Example illustrating detection results of PSMPHT

Conclusions

This paper presented a framework for detecting a wide array of fruit types—green, orange, circular and non-circular were tested here—in a natural environment. Detection of sub-fragments of interest was performed using a bidirectional PSM technique, which traces the input fragment from two opposite directions to find possible sub-fragments matching parts of a given reference model. These sub-fragments of interest were grouped as fruit candidates using PHT. False positives were excluded by an SVM classifier.

The proposed algorithm was evaluated on image datasets captured in the natural environment. The datasets comprised citrus, tomato, pumpkin, bitter gourd, towel gourd and mango images, i.e., several different types of fruits. For citrus, tomato, pumpkin, bitter gourd, towel gourd and mango categories, the precision of the proposed algorithm was 0.783, 0.848, 0.745, 0.762, 0.807 and 0.919, respectively; the recall was 0.802, 0.582, 0.678, 0.791, 0.754 and 0.825, respectively. The results are comparable to a similar contour-based detection method. In other words, the proposed algorithm has competitive advantages.

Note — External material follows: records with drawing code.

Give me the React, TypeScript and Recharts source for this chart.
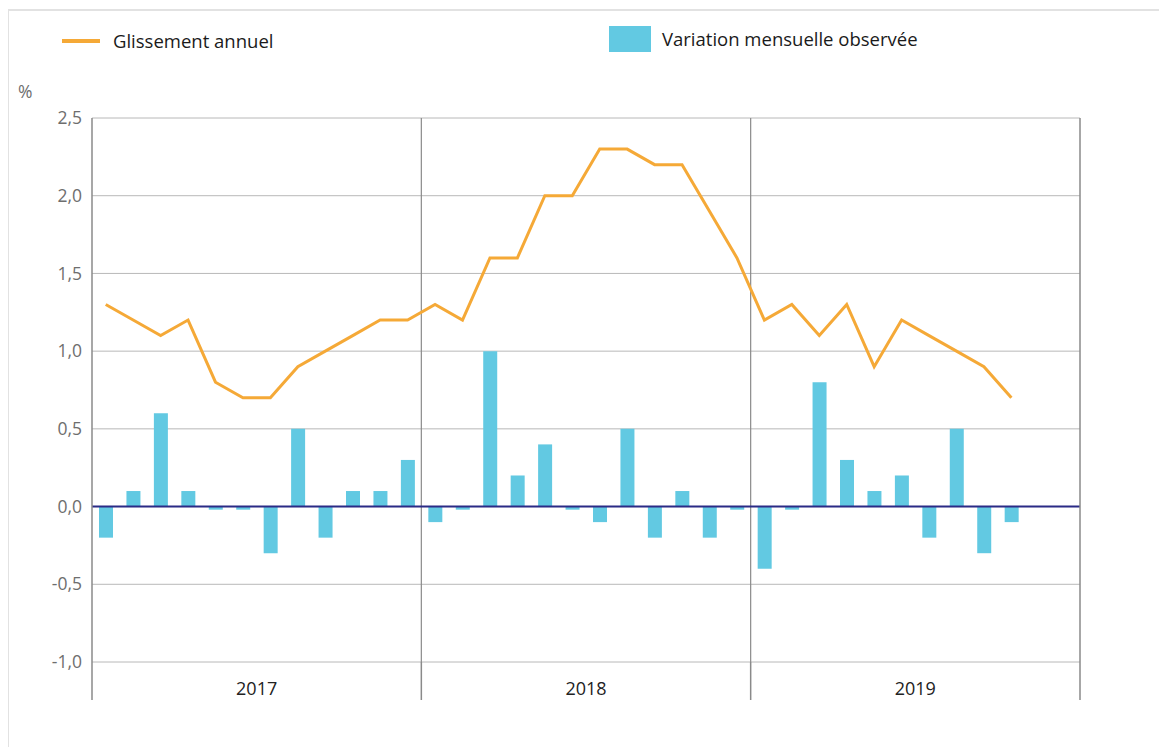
import {
  ComposedChart,
  Bar,
  Line,
  XAxis,
  YAxis,
  CartesianGrid,
  ReferenceLine,
} from 'recharts';

// Mois de janvier 2017 à décembre 2019
const months = [
  'janv. 2017', 'févr. 2017', 'mars 2017', 'avr. 2017', 'mai 2017', 'juin 2017',
  'juil. 2017', 'août 2017', 'sept. 2017', 'oct. 2017', 'nov. 2017', 'déc. 2017',
  'janv. 2018', 'févr. 2018', 'mars 2018', 'avr. 2018', 'mai 2018', 'juin 2018',
  'juil. 2018', 'août 2018', 'sept. 2018', 'oct. 2018', 'nov. 2018', 'déc. 2018',
  'janv. 2019', 'févr. 2019', 'mars 2019', 'avr. 2019', 'mai 2019', 'juin 2019',
  'juil. 2019', 'août 2019', 'sept. 2019', 'oct. 2019', 'nov. 2019', 'déc. 2019',
];

// Variation mensuelle observée (%), janv. 2017 -> oct. 2019
const variation = [
  -0.2, 0.1, 0.6, 0.1, -0.02, -0.02, -0.3, 0.5, -0.2, 0.1, 0.1, 0.3,
  -0.1, -0.02, 1.0, 0.2, 0.4, -0.02, -0.1, 0.5, -0.2, 0.1, -0.2, -0.02,
  -0.4, -0.02, 0.8, 0.3, 0.1, 0.2, -0.2, 0.5, -0.3, -0.1,
];

// Glissement annuel (%)
const glissement = [
  1.3, 1.2, 1.1, 1.2, 0.8, 0.7, 0.7, 0.9, 1.0, 1.1, 1.2, 1.2,
  1.3, 1.2, 1.6, 1.6, 2.0, 2.0, 2.3, 2.3, 2.2, 2.2, 1.9, 1.6,
  1.2, 1.3, 1.1, 1.3, 0.9, 1.2, 1.1, 1.0, 0.9, 0.7,
];

const years = ['2017', '2018', '2019'];
const yTicks = [-1, -0.5, 0, 0.5, 1, 1.5, 2, 2.5];

const data = months.map((m, i) => ({
  month: m,
  variation: i < variation.length ? variation[i] : null,
  glissement: i < glissement.length ? glissement[i] : null,
}));

const fmt = (v: number) => v.toFixed(1).replace('.', ',');

const AXIS = '#8a8a8a';
const TICK_COLOR = '#6e6e6e';

// year separators and labels drawn from the month ticks
function YearTick(props: any) {
  const { x, y, payload, index } = props;
  const half = payload.offset || 0;
  const pos = index % 12;
  return (
    <g>
      {pos === 0 && <line x1={x - half} x2={x - half} y1={y} y2={y + 38} stroke={AXIS} strokeWidth={1.5} />}
      {index === months.length - 1 && (
        <line x1={x + half} x2={x + half} y1={y} y2={y + 38} stroke={AXIS} strokeWidth={1.5} />
      )}
      {pos === 6 && (
        <text x={x - half} y={y + 33} textAnchor="middle" fontSize={18} fill="#222">
          {years[Math.floor(index / 12)]}
        </text>
      )}
    </g>
  );
}

export default function App() {
  return (
    <div style={{ position: 'relative', width: 1159, height: 739, fontFamily: '"Open Sans", sans-serif' }}>
      <div
        style={{
          position: 'absolute',
          left: -1,
          top: 1,
          width: 1160,
          height: 738,
          boxSizing: 'border-box',
          borderTop: '2px solid #e2e2e2',
          borderLeft: '2px solid #e2e2e2',
          pointerEvents: 'none',
        }}
      />

      {/* Légende */}
      <div style={{ position: 'absolute', left: 54, top: 31, width: 38, height: 4, background: '#f5a937' }} />
      <div style={{ position: 'absolute', left: 105, top: 21, fontSize: 18.5, lineHeight: '24px', color: '#1a1a1a' }}>
        Glissement annuel
      </div>
      <div style={{ position: 'absolute', left: 601, top: 18, width: 42, height: 26, background: '#62c9e2' }} />
      <div style={{ position: 'absolute', left: 654, top: 19, fontSize: 18.5, lineHeight: '24px', color: '#1a1a1a' }}>
        Variation mensuelle observée
      </div>
      <div style={{ position: 'absolute', left: 10, top: 72, fontSize: 17.5, lineHeight: '22px', color: TICK_COLOR }}>%</div>

      <ComposedChart
        width={1159}
        height={739}
        data={data}
        margin={{ top: 110, right: 27, bottom: 45, left: 0 }}
        barCategoryGap={0}
      >
        <CartesianGrid yAxisId="left" vertical={false} stroke="#b8b8b8" />
        <XAxis
          dataKey="month"
          axisLine={false}
          tickLine={false}
          tickSize={0}
          tickMargin={0}
          height={40}
          interval={0}
          tick={<YearTick />}
        />
        <YAxis
          yAxisId="left"
          width={84}
          domain={[-1, 2.5]}
          ticks={yTicks}
          tickFormatter={fmt}
          axisLine={{ stroke: AXIS, strokeWidth: 1.5 }}
          tickLine={false}
          tickMargin={4}
          tick={{ fill: TICK_COLOR, fontSize: 17.5 }}
        />
        <YAxis
          yAxisId="right"
          orientation="right"
          width={60}
          domain={[-1, 2.5]}
          ticks={yTicks}
          tickFormatter={fmt}
          axisLine={{ stroke: AXIS, strokeWidth: 1.5 }}
          tickLine={false}
          tickMargin={4}
          tick={{ fill: TICK_COLOR, fontSize: 17.5, textAnchor: 'start' }}
        />
        <ReferenceLine yAxisId="left" x={months[12]} position="start" stroke={AXIS} strokeWidth={1.2} />
        <ReferenceLine yAxisId="left" x={months[24]} position="start" stroke={AXIS} strokeWidth={1.2} />
        <Bar
          yAxisId="left"
          dataKey="variation"
          fill="#62c9e2"
          barSize={14}
          isAnimationActive={false}
        />
        <ReferenceLine yAxisId="left" y={0} stroke="#2b2b86" strokeWidth={2} />
        <Line
          yAxisId="left"
          dataKey="glissement"
          stroke="#f5a937"
          strokeWidth={3}
          dot={false}
          activeDot={false}
          isAnimationActive={false}
        />
      </ComposedChart>
    </div>
  );
}
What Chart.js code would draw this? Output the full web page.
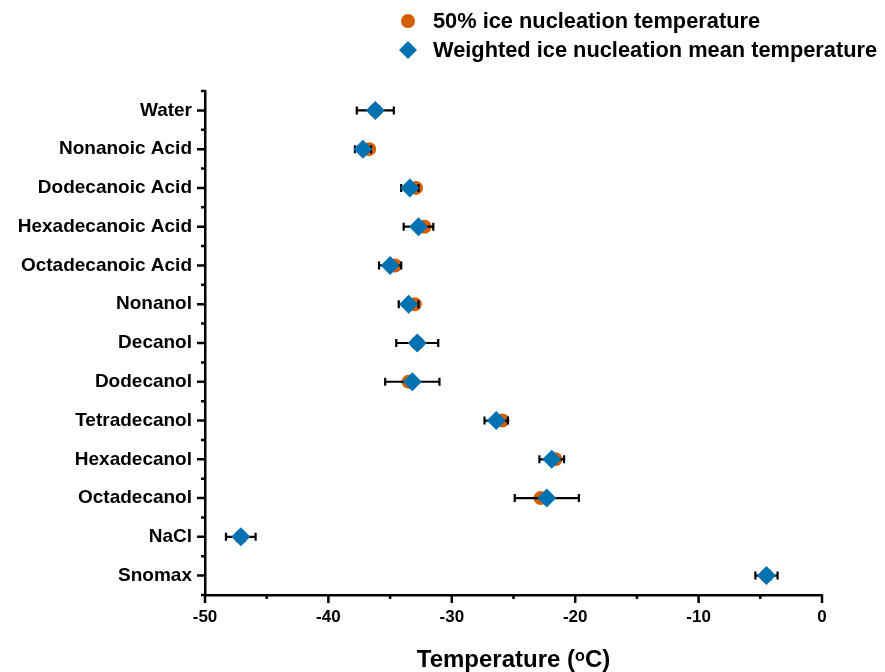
<!DOCTYPE html>
<html>
<head>
<meta charset="utf-8">
<script src="https://cdn.jsdelivr.net/npm/chart.js@4/dist/chart.umd.min.js"></script>
<style>
  html, body { margin: 0; padding: 0; background: #fff; }
  #wrap { width: 885px; height: 672px; position: relative; }
</style>
</head>
<body>
<div id="wrap"><canvas id="chart"></canvas></div>
<script>
const categories = ['Water', 'Nonanoic Acid', 'Dodecanoic Acid', 'Hexadecanoic Acid', 'Octadecanoic Acid',
  'Nonanol', 'Decanol', 'Dodecanol', 'Tetradecanol', 'Hexadecanol', 'Octadecanol', 'NaCl', 'Snomax'];
const temp50 = [-36.2, -36.7, -32.9, -32.2, -34.6, -33.0, -32.8, -33.5, -25.9, -21.6, -22.8, -47.1, -4.5];
const tempWeighted = [-36.2, -37.2, -33.4, -32.7, -35.0, -33.5, -32.8, -33.2, -26.4, -21.9, -22.3, -47.1, -4.5];
const tempErr = [1.5, 0.65, 0.7, 1.2, 0.9, 0.8, 1.7, 2.2, 0.95, 1.0, 2.6, 1.2, 0.9];
const xTicks = [-50, -40, -30, -20, -10, 0];
const seriesNames = ['50% ice nucleation temperature', 'Weighted ice nucleation mean temperature'];

const ORANGE = '#D55E00';
const BLUE = '#0072B2';
const FONT = 'Arial, "Liberation Sans", sans-serif';

// error bars, tick marks and the legend
const extras = {
    id: 'extras',
    beforeDatasetDraw(chart, args) {
        if (args.index !== 1) return;
        const xs = chart.scales.x, ys = chart.scales.y, ctx = chart.ctx;
        ctx.save();
        ctx.strokeStyle = '#000';
        ctx.lineWidth = 2.2;
        tempWeighted.forEach((v, i) => {
            const y = ys.getPixelForValue(i);
            const x1 = xs.getPixelForValue(v - tempErr[i]);
            const x2 = xs.getPixelForValue(v + tempErr[i]);
            ctx.beginPath();
            ctx.moveTo(x1, y); ctx.lineTo(x2, y);
            ctx.moveTo(x1, y - 4); ctx.lineTo(x1, y + 4);
            ctx.moveTo(x2, y - 4); ctx.lineTo(x2, y + 4);
            ctx.stroke();
        });
        ctx.restore();
    },
    afterDraw(chart) {
        const xs = chart.scales.x, ys = chart.scales.y, ctx = chart.ctx;
        const area = chart.chartArea;
        ctx.save();
        ctx.strokeStyle = '#000';
        ctx.lineWidth = 2.5;
        ctx.beginPath();
        for (let v = -50; v <= 0; v += 5) {
            const x = xs.getPixelForValue(v);
            const len = v % 10 === 0 ? 8 : 4;
            ctx.moveTo(x, area.bottom); ctx.lineTo(x, area.bottom + len);
        }
        for (let v = -0.5; v <= categories.length - 0.5; v += 0.5) {
            const y = ys.getPixelForValue(v);
            const len = Number.isInteger(v) ? 8 : 4;
            ctx.moveTo(area.left, y); ctx.lineTo(area.left - len, y);
        }
        ctx.stroke();

        // legend
        ctx.fillStyle = ORANGE;
        ctx.beginPath();
        ctx.arc(408, 21, 7, 0, Math.PI * 2);
        ctx.fill();
        ctx.fillStyle = BLUE;
        ctx.beginPath();
        ctx.moveTo(408, 41); ctx.lineTo(417, 50); ctx.lineTo(408, 59); ctx.lineTo(399, 50);
        ctx.closePath();
        ctx.fill();
        ctx.fillStyle = '#000';
        ctx.font = 'bold 21.8px ' + FONT;
        ctx.textBaseline = 'middle';
        ctx.fillText(seriesNames[0], 433, 22);
        ctx.fillText(seriesNames[1], 433, 51);
        ctx.restore();
    }
};

new Chart(document.getElementById('chart'), {
    type: 'scatter',
    data: {
        datasets: [
            {
                label: seriesNames[0],
                data: temp50.map((v, i) => ({ x: v, y: i })),
                backgroundColor: ORANGE,
                borderColor: ORANGE,
                pointStyle: 'circle',
                pointRadius: 7,
                borderWidth: 0,
                order: 2
            },
            {
                label: seriesNames[1],
                data: tempWeighted.map((v, i) => ({ x: v, y: i })),
                backgroundColor: BLUE,
                borderColor: BLUE,
                pointStyle: 'rectRot',
                pointRadius: 9.5,
                borderWidth: 0,
                order: 1
            }
        ]
    },
    plugins: [extras],
    options: {
        responsive: true,
        maintainAspectRatio: false,
        animation: false,
        layout: { padding: { top: 91, right: 63, bottom: 0, left: 0 } },
        plugins: { legend: { display: false }, tooltip: { enabled: false } },
        scales: {
            x: {
                type: 'linear',
                min: -50,
                max: 0,
                afterFit: s => { s.height = 77; },
                ticks: {
                    stepSize: 5,
                    autoSkip: false,
                    maxRotation: 0,
                    padding: 4,
                    color: '#000',
                    font: { family: FONT, size: 17, weight: 'bold' },
                    callback: v => xTicks.includes(v) ? String(v) : ''
                },
                grid: { color: 'transparent', drawOnChartArea: false, tickLength: 8 },
                border: { display: true, color: '#000', width: 2.5 },
                title: {
                    display: true,
                    text: 'Temperature (ᵒC)',
                    color: '#000',
                    font: { family: FONT, size: 24, weight: 'bold' },
                    padding: { top: 0, bottom: -3 }
                }
            },
            y: {
                type: 'linear',
                min: -0.5,
                max: categories.length - 0.5,
                reverse: true,
                afterFit: s => { s.width = 205; },
                afterBuildTicks: s => { s.ticks = categories.map((c, i) => ({ value: i })); },
                ticks: {
                    autoSkip: false,
                    padding: 5,
                    color: '#000',
                    font: { family: FONT, size: 19, weight: 'bold' },
                    callback: v => categories[v]
                },
                grid: { color: 'transparent', drawOnChartArea: false, tickLength: 8 },
                border: { display: true, color: '#000', width: 2.5 }
            }
        }
    }
});
</script>
</body>
</html>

PSM and PHT were used for sub-fragment detection and aggregation without necessitating the painstaking design of specific features for each type of fruit. This makes the proposed algorithm a generalized method. PHT utilizes a scale-variant dissimilarity metric to determine the probability value of a vote, so it may fail to detect fruits with large scale change. In the future, a scale-invariant PHT will be established.